Brent drops towards $103 amid worries over demand growth

Brent crude13 May 2013, News Wires – Brent crude oil futures dropped towards $103 a barrel on Monday as the dollar stayed firm, with renewed worries of a slowdown in demand growth from the world’s top oil consumer the US further weighing on sentiment.

The US economy is expected to grow at a slower pace in the second and third quarters of this year, according to the Philadelphia Federal Reserve’s quarterly survey of 42 forecasters, compared with their previous estimates.

Additional pressure for risk assets such as oil came from a broad rally in the dollar following strong data on the US labour market.

Brent crude slipped 77 cents to $103.14 a barrel early on Monday. It settled down 56 cents on Friday and ended the week lower after gains in the previous two.

US oil fell 85 cents to $95.19, sliding the fourth time out of the past five sessions.

Brent is expected to revisit its 10 May low of $101.56, as a downtrend from the 7 May high of $105.94 has not finished, while US oil is expected to retest support at $93.58, according to Reuters technical analyst Wang Tao.

“A strength in the dollar is weighing on commodities across the board,” said Ben Le Brun, analyst at OptionsXpress in Sydney. “For oil, worries of ample supplies is putting pressure. We have unprecedented levels of stockpiles in the United States, with uncertainty surrounding economic growth.”

A firm dollar pressures oil as its strength makes commodities more expensive for holders of other currencies.

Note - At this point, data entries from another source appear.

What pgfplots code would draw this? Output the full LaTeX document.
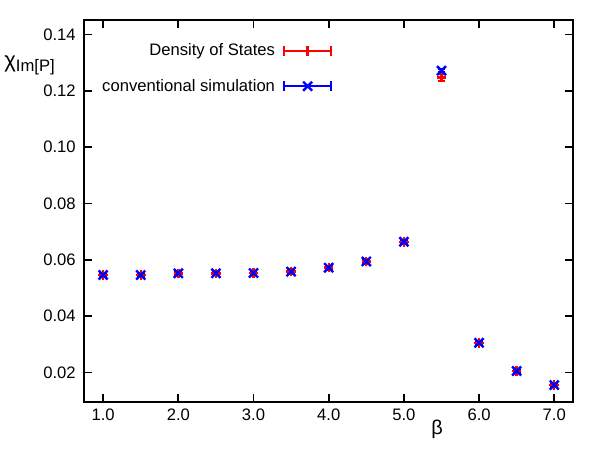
\documentclass[border=0pt]{standalone}
\usepackage{fontspec}
\setmainfont{Liberation Sans}
\usepackage{pgfplots}
\pgfplotsset{compat=1.18}
\begin{document}
\begin{tikzpicture}[x=0.75pt,y=0.75pt]
\begin{axis}[
  at={(0,0)}, anchor=south west,
  scale only axis,
  width=367.5pt, height=287.25pt,
  xmin=0.75, xmax=7.25, ymin=0.0095, ymax=0.1452,
  xtick={1,2,3,4,5,6,7},
  ytick={0.02,0.04,0.06,0.08,0.10,0.12,0.14},
  xticklabel style={/pgf/number format/fixed, /pgf/number format/fixed zerofill, /pgf/number format/precision=1, yshift=-2pt},
  yticklabel style={/pgf/number format/fixed, /pgf/number format/fixed zerofill, /pgf/number format/precision=2, xshift=-3pt},
  scaled y ticks=false,
  /pgf/number format/assume math mode=true,
  tick label style={font=\fontsize{12.5pt}{12.5pt}\selectfont},
  tick align=inside,
  major tick length=6pt,
  axis line style={line width=1.3pt},
  every tick/.style={line width=1.3pt, black},
  xlabel={\fontsize{15pt}{15pt}\selectfont β},
  xlabel style={at={(axis description cs:0.722,-0.072)}, anchor=center},
  ylabel={{\fontsize{16.5pt}{16.5pt}\selectfont χ}\raisebox{-3pt}{\fontsize{12.5pt}{12.5pt}\selectfont Im[P]}},
  ylabel style={at={(axis description cs:-0.112,0.882)}, anchor=center, rotate=-90},
  legend plot pos=right,
  legend cell align=right,
  legend style={at={(axis description cs:0.508,0.945)}, anchor=north east, draw=none, fill=none,
    font=\fontsize{12.5pt}{12.5pt}\selectfont, row sep=12pt, column sep=4pt, inner sep=0pt},
  legend image code/.code={
    \draw[#1,mark=none] (0cm,0cm) -- (1.24cm,0cm);
    \draw[#1,mark=none] (0cm,-3.6pt) -- (0cm,3.6pt);
    \draw[#1,mark=none] (1.24cm,-3.6pt) -- (1.24cm,3.6pt);
    \draw[#1] plot coordinates {(0.62cm,0cm)};
  },
]
\addplot[red, line width=1.8pt, only marks, mark=+, mark size=3.6pt,
  error bars/.cd, y dir=both, y explicit, error mark options={rotate=90, mark size=3pt, line width=1.8pt, red}]
  table[x=x, y=y, y error=e] {
x y e
1.0 0.0546 0.0007
1.5 0.0546 0.0007
2.0 0.0552 0.0007
2.5 0.0552 0.0007
3.0 0.0553 0.0007
3.5 0.0558 0.0007
4.0 0.0572 0.0007
4.5 0.0594 0.0007
5.0 0.0664 0.0007
5.5 0.1248 0.0012
6.0 0.0305 0.0007
6.5 0.0205 0.0007
7.0 0.0155 0.0007
};
\addlegendentry{Density of States}
\addplot[blue, line width=1.8pt, only marks, mark=x, mark size=4.8pt,
  error bars/.cd, y dir=both, y explicit, error mark options={rotate=90, mark size=3pt, line width=1.8pt, blue}]
  table[x=x, y=y, y error=e] {
x y e
1.0 0.0546 0.0004
1.5 0.0546 0.0004
2.0 0.0552 0.0004
2.5 0.0552 0.0004
3.0 0.0553 0.0004
3.5 0.0558 0.0004
4.0 0.0572 0.0004
4.5 0.0594 0.0004
5.0 0.0664 0.0004
5.5 0.1272 0.0005
6.0 0.0305 0.0004
6.5 0.0205 0.0004
7.0 0.0155 0.0004
};
\addlegendentry{conventional simulation}
\end{axis}
\path (-83,-47) rectangle (517,403);
\end{tikzpicture}
\end{document}
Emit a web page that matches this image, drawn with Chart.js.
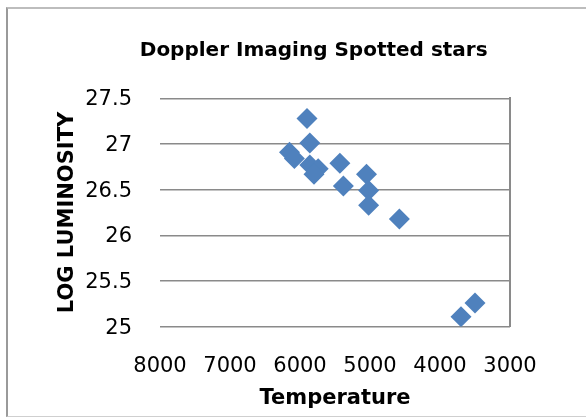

The dollar rose to a fresh four-and-a -half year peak against the yen on speculation the Federal Reserve could scale back its aggressive monetary stimulus aimed at supporting growth.

Investors are also awaiting data on industrial production from the world’s second-biggest oil consumer China due later in the day. China’s factory output is expected to have grown 9.5% in April from a year ago, recovering slightly from a seven-month low hit in March.

“Oil will definitely take its cue from the China data due later,” Le Brun said. “It will be a crucial piece of data to gauge how the domestic economy is doing.”